I am drying the fennel and hops from the front of our house, but most of the hops grew way up beyond our reach. I need a trained squirrel to harvest them.

My amaranth fell over after the rain, so I've been stringing them up. I brought one head inside to see if the seeds will ripen.

I harvested some fennel twigs for school art projects.

After a lovely warm day working in the garden it was time for the human's Thanksgiving feast: squash, brussel sprouts, turkey with stuffing, cranberry jelly and my pumpkin pie made from scratch. I think the bees would have liked the German dessert wine we had with the pie. Happy Thanksgiving!

Wednesday, September 29, 2010

Fall Flowers at City Hall

Captain Vancouver looks over the community garden and gives out healthy eating tips.

Meanwhile, we are harvesting some zucchinis which will be raffled off at our school tonight.

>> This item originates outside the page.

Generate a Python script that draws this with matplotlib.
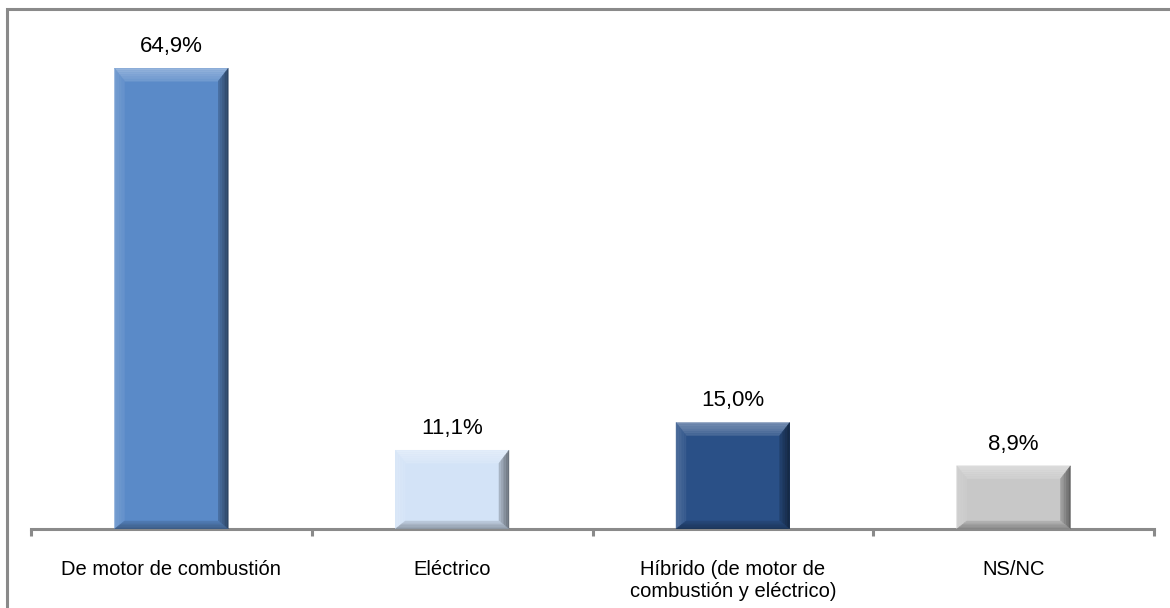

Many plants have powdery mildew now, but the lupins don't seem bothered by it.

As I was pulling out the rotting tomato plants the chickadees kept flying to the sunflowers and plucking out seeds. Can you spot the chickadee in this photo?

These tall plants are mullein in the Aboriginal healing garden.

The amaranth is such a rich color.

A very soggy bumble bee is drying out in the sun in a cosmo.

Even the syrphid flies are a bit slow this morning.

The white garden is one of my favorite spots at city hall. Let's hope the sun sticks around and creates dry conditions for seed saving.